Last week we learned about a car crash involving Marion County Sheriff Officer Brian Davis, 45, and Payton Rodgers, 18, that happened May 11.
Indiana State Police, that was investigating the crash, said Davis had his lights and sirens on while responding to help another officer with a traffic stop when the accident happened.
Initial crash reports state that Rogers pulled into the path of Davis’ patrol car and that he had the right-of-way with a green traffic light since he activated the opticom system, which suspends the normal traffic light cycles to give emergency vehicles a way to avoid waiting for traffic.
Rogers was pronounced dead at the scene.
” Rogers was an honor roll student who completed 21 college credits. She wanted to be a forensic pathologist and was set to graduate high school in a few weeks,” according to The Denver Channel.
Paytons mother, Brandy Rogers, has attempted multiple times to obtain copies of the dashcam footage from Davis patrol car and has failed to get copies as she believes her daughter had the right-of-way and had the green light.

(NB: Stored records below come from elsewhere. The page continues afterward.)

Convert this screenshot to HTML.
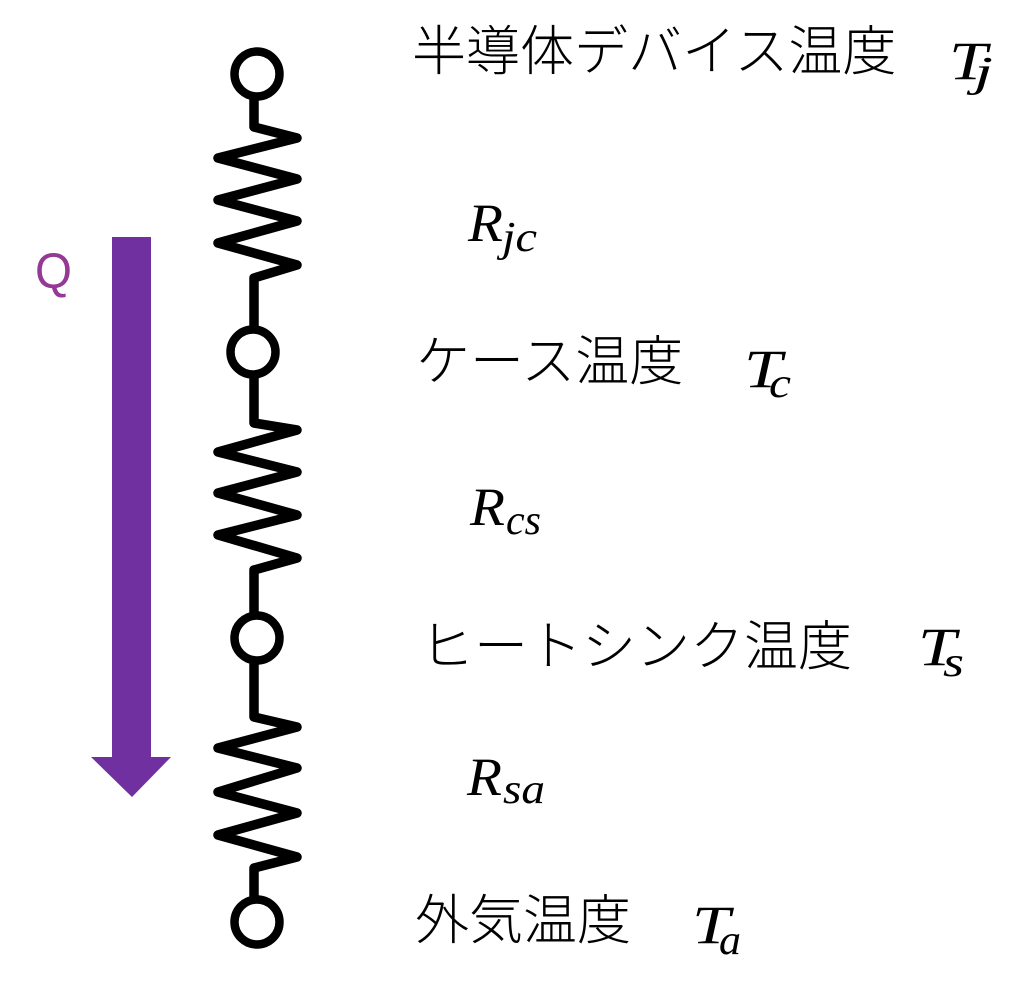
<!DOCTYPE html>
<html>
<head>
<meta charset="utf-8">
<style>
  html, body { margin:0; padding:0; background:#fff; }
  body { width:1024px; height:986px; overflow:hidden; }
  svg { display:block; }
  .jp { font-family: "Liberation Sans", "Noto Sans CJK JP", sans-serif; font-size:54px; font-weight:300; fill:#000; }
  .m { font-family: "Liberation Serif", serif; font-style:italic; font-weight:normal; fill:#000; }
</style>
</head>
<body>
<svg width="1024" height="986" viewBox="0 0 1024 986" xmlns="http://www.w3.org/2000/svg">
  <rect x="0" y="0" width="1024" height="986" fill="#fff"/>

  <!-- Heat flow arrow -->
  <polygon points="112,237 151,237 151,757 171,757 132,797 91,757 112,757" fill="#7030A0"/>
  <text x="35" y="288" font-family="Liberation Sans, sans-serif" font-size="50" fill="#953896" textLength="37" lengthAdjust="spacingAndGlyphs">Q</text>

  <!-- Circuit -->
  <g fill="none" stroke="#000" stroke-width="9.5" stroke-linejoin="round" stroke-linecap="butt">
    <path d="M254,96 L254,127 L297,138 L218,158 L297,179 L218,200 L297,221 L218,243 L297,265 L254,278 L254,330"/>
    <path d="M254,374 L254,423 L297,430 L218,452 L297,472 L218,493 L297,515 L218,535 L297,558 L254,570 L254,616"/>
    <path d="M254,660 L254,717 L297,727 L218,748 L297,768 L218,792 L297,813 L218,835 L297,857 L254,868 L254,900"/>
  </g>
  <g fill="#fff" stroke="#000" stroke-width="8.5">
    <circle cx="257" cy="74" r="22.5"/>
    <circle cx="253" cy="352" r="22.5"/>
    <circle cx="257" cy="638" r="22.5"/>
    <circle cx="257" cy="922" r="22.5"/>
  </g>

  <!-- Labels -->
  <text class="jp" x="412" y="70">半導体デバイス温度</text>
  <text class="m" x="949" y="79" font-size="54" textLength="38" lengthAdjust="spacingAndGlyphs">T</text>
  <text class="m" x="974" y="86" font-size="42" textLength="19" lengthAdjust="spacingAndGlyphs">j</text>

  <text class="m" x="468" y="241" font-size="54" textLength="35" lengthAdjust="spacingAndGlyphs">R</text>
  <text class="m" x="502" y="251" font-size="42" textLength="35" lengthAdjust="spacingAndGlyphs">jc</text>

  <text class="jp" x="416" y="380">ケース温度</text>
  <text class="m" x="744" y="387" font-size="54" textLength="38" lengthAdjust="spacingAndGlyphs">T</text>
  <text class="m" x="769" y="397" font-size="42" textLength="22" lengthAdjust="spacingAndGlyphs">c</text>

  <text class="m" x="470" y="525" font-size="54" textLength="35" lengthAdjust="spacingAndGlyphs">R</text>
  <text class="m" x="506" y="534" font-size="42" textLength="35" lengthAdjust="spacingAndGlyphs">cs</text>

  <text class="jp" x="420" y="665">ヒートシンク温度</text>
  <text class="m" x="918" y="665" font-size="54" textLength="38" lengthAdjust="spacingAndGlyphs">T</text>
  <text class="m" x="943" y="676" font-size="42" textLength="21" lengthAdjust="spacingAndGlyphs">s</text>

  <text class="m" x="467" y="795" font-size="54" textLength="35" lengthAdjust="spacingAndGlyphs">R</text>
  <text class="m" x="503" y="803" font-size="42" textLength="42" lengthAdjust="spacingAndGlyphs">sa</text>

  <text class="jp" x="415" y="939">外気温度</text>
  <text class="m" x="692" y="943" font-size="54" textLength="38" lengthAdjust="spacingAndGlyphs">T</text>
  <text class="m" x="719" y="954" font-size="42" textLength="22" lengthAdjust="spacingAndGlyphs">a</text>
</svg>
</body>
</html>
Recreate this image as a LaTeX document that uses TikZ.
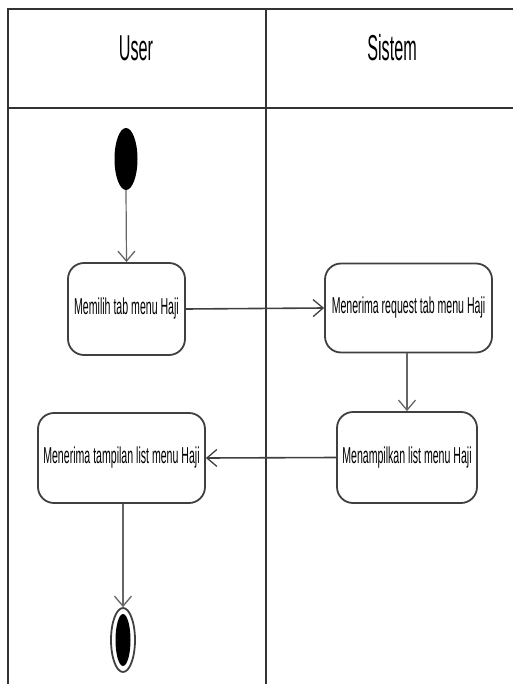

Marion County Sheriff’s Department did allow Roger to watch the footage but not obtain copies of it. Roger took to her Facebook stating that she did not hear any sirens in the video but actually heard the engine rev.
The Chronicle Tribune was able to watch the video as well and confirmed that the officer increased his speed,
“The video shows that Davis picked up speed substantially as he proceeded down Third Street and was traveling at a high rate of speed as he entered the intersection, where his car pinned Rogers’ car to the building on the southwest corner as she attempted to cross Third Street.
ISP Public Information Officer Tony Slocum said state investigators had determined the speed of the officer’s vehicle at the time of the crash using black box records but said he could not release the speed because it was contained in a protected case report.”
She is not the only one that has attempted to get copies and been denied. Independent journalist and activist Chris Crepeau reached out to Public Information Officer Stephen Dorsey in attempts to obtain copies as well.
His request was redirected to Corporate Counsel Thomas Hunt and denied.
When denied he reached out to PINAC News forwarding the denials.
The first denial was due to it being to broad where Hunt cited Indiana Code Sec. 5-14-3-3(a)(1) and Anderson v. Huntington County Board of Commissioners
When Crepeau changed his request to a more specific request he was denied again stating he was told that the department does not have to give physical copies.
After hearing this PINAC reached out to PIO Dorsey and we were redirected to Hunt.
We requested specifically just the dashcam footage and were denied.
We then cited the same exact law Hunt cited to Crepeau but a different section.
IC 5-14-3-3 (b) states the following…
“(b) A public agency may not deny or interfere with the exercise
of the right stated in subsection (a). Within a reasonable time after
the request is received by the agency, the public agency shall either:
(1) provide the requested copies to the person making the
(2) allow the person to make copies:
(A) on the agency’s equipment; or
(B) on the person’s own equipment.
(c) Notwithstanding subsections (a) and (b), a public agency may
or may not do the following:
(1) In accordance with a contract described in section 3.5 of this
chapter, permit a person to inspect and copy through the use of
enhanced access public records containing information owned
by or entrusted to the public agency.
(2) Permit a governmental entity to use an electronic device to
inspect and copy public records containing information owned
by or entrusted to the public agency.”
“There is one specifically for law enforcement videos. I’ve left for the weekend so I can’t get you the cite until I get back Monday.”
On June 28, Roger posted on her Facebook account that her lawyer was finally able to obtain copies of the dashcam footage.
When Marion Police Chief Angela Haley was asked why there was no audio in the footage she said that she wasn’t sure why sirens could not be heard in the video, which goes against the initial reports that the sirens were on.
Once back in office, Hunt did reach back out to Photography Is Not A Crime and cited that he was using IC 5-14-3-5. The only issue with that is, that section of the statue is for: Information relating to arrest or summons;jailed persons; agency records.
Since the driver of the car died no one was jailed. If Hunt is stating that it is due to agency records, that statue ends with:
“The information required in this subsection shall be made available for inspection and copying in compliance with this chapter. The record containing the information must be created not later than twenty-four (24) hours after the suspected crime, accident, or complaint has been reported to the agency.”
It is clear that Hunt is trying really hard to keep this under the covers of national attention and with that in mind, what else is being shielded about the department by Hunt?